"Off the beaten track", directed by Dieter Auner (Romania-Ireland, 2011), at the Anthropological Film Festival in Jerusalem. November 29, 2012

The Romanian Cultural Institute in Tel Aviv announces the screening of the documentary Off the beaten track, directed by Dieter Auner (Romania-Ireland, 2011), at the Anthropological Film Festival in Jerusalem, on November 29, 2012, 18:30, at the Jerusalem Cinemateque.
Off the beaten track (87 minutes; in Romanian, with English subtitles)
Director: Dieter Auner
Producers: Siun Ni Raghallaigh, Cristian Mungiu, Dieter Auner
29.11.2012, 18:30, Jerusalem Cinemateque (Hall 4)
Q&A with the director Dieter Auner, after the screening
The film will be introduced by the Israeli writer Aharon Appelfeld.
For tickets and more details:kupa@jff.org.il
http://www.jer-cin.org.il/website/modules/films/film.aspx?showid=10024
Telephone: 02.5654356
Off the beaten track chronicles a world, untouched for centuries, struggling with profound change.
Against this changing landscape, Dieter Auner's documentary introduces us to Albin Creta, a teenage Romanian shepherd from Northern Transylvania. We experience a year of his life as he works shepherding, cutting hay, making cheese and dipping sheep, and the dark nights on the Transylvanian mountain. In this sensitive documentary, the drama is observed in the minute: the selling of the lambs, the purchase of a car, the departure for Germany. Albin and his family adapt to each trial, changing to meet the new demands asked of them. One can feel the loving attention to detail to the world of the rural Romanians.

Dieter Auner was born in 1970, in Mediaş (Romania), in a Transylvanian Saxon family. In early 1990 he emigrated to Germany, living afterwards in Ireland. He worked as a photographer and cameraman for both Irish and international productions. His debut as a director was made with the film Leaving Transylvania (2006), a documentary on the life of the Transylvanian Saxon community in Romania.

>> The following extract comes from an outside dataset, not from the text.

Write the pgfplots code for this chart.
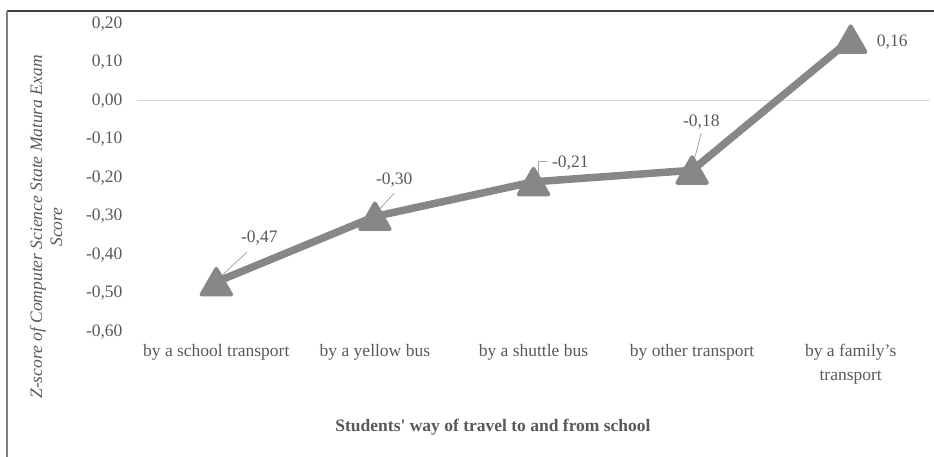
\documentclass[border=0pt]{standalone}
\usepackage{pgfplots}
\pgfplotsset{compat=1.18}
\usepackage{fontspec}
\setmainfont{Liberation Serif}
\definecolor{txt}{HTML}{595959}
\definecolor{ln}{HTML}{878787}
\definecolor{grd}{HTML}{D9D9D9}
\definecolor{ldr}{HTML}{A6A6A6}
\newcommand{\fs}{\fontsize{17.5}{24}\selectfont}
\begin{document}
\begin{tikzpicture}[x=1pt,y=1pt]
\useasboundingbox (0,0) rectangle (934,457);
\draw[color=black!75, line width=1.3pt] (7,446) -- (934,446);
\draw[color=gray, line width=1.3pt] (7,0) -- (7,446);
\begin{axis}[
 at={(137pt,125pt)}, anchor=south west,
 scale only axis, width=793pt, height=308pt,
 xmin=-0.5, xmax=4.5, ymin=-0.6, ymax=0.2,
 clip=false,
 axis line style={draw=none},
 major tick style={draw=none},
 xtick={0,1,2,3,4},
 xticklabels={by a school transport, by a yellow bus, by a shuttle bus, by other transport, {by a family's\\transport}},
 xticklabel style={align=center, font=\fs, text=txt, yshift=-9pt},
 ytick={-0.6,-0.5,-0.4,-0.3,-0.2,-0.1,0,0.1,0.2},
 yticklabels={{-0,60},{-0,50},{-0,40},{-0,30},{-0,20},{-0,10},{0,00},{0,10},{0,20}},
 yticklabel style={font=\fs, text=txt, xshift=-11pt},
 extra y ticks={0},
 extra y tick labels={},
 extra y tick style={grid=major, major grid style={draw=grd, line width=1pt}},
]
\addplot[color=ln, line width=7.5pt, line join=round, mark=triangle*, mark size=17pt,
  mark options={fill=ln, draw=ln, line width=4pt, line join=round, yshift=-4pt}]
  coordinates {(0,-0.47) (1,-0.30) (2,-0.21) (3,-0.18) (4,0.16)};
\draw[ldr, line width=0.8pt] (axis cs:0.195,-0.392) -- (axis cs:0.03,-0.455);
\draw[ldr, line width=0.8pt] (axis cs:1.122,-0.239) -- (axis cs:0.996,-0.296);
\draw[ldr, line width=0.8pt] (axis cs:2.087,-0.156) -- (axis cs:2.03,-0.156) -- (axis cs:2.03,-0.205);
\draw[ldr, line width=0.8pt] (axis cs:3.058,-0.083) -- (axis cs:3.0,-0.174);
\node[font=\fs, text=txt] at (axis cs:0.271,-0.356) {-0,47};
\node[font=\fs, text=txt] at (axis cs:1.122,-0.205) {-0,30};
\node[font=\fs, text=txt] at (axis cs:2.232,-0.161) {-0,21};
\node[font=\fs, text=txt] at (axis cs:3.058,-0.055) {-0,18};
\node[font=\fs, text=txt] at (axis cs:4.262,0.153) {0,16};
\end{axis}
\node[rotate=90, align=center, font=\fontsize{17.5}{20}\selectfont\itshape, text=txt] at (46,230) {Z-score of Computer Science State Matura Exam\\Score};
\node[font=\fs\bfseries, text=txt] at (493,30) {Students\textquotesingle{} way of travel to and from school};
\end{tikzpicture}
\end{document}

A collaborative project of the Jerusalem Film Center and the Department of Sociology and Anthropology at the Hebrew University of Jerusalem, the Second Anthropological Film Festival, initiated in 2011, promotes documentary filmmaking with an ethnographic orientation and charts the complexities and unique expressions of individuals and communities in society, culture, and politics. This year there will be screened films from: Lithuania, Russia, Germany, France, USA, Congo, Spain, Ethiopia, The Netherlands, Belgium, Great Britain, Canada, Denmark, Ireland, Romania, Sweden and China.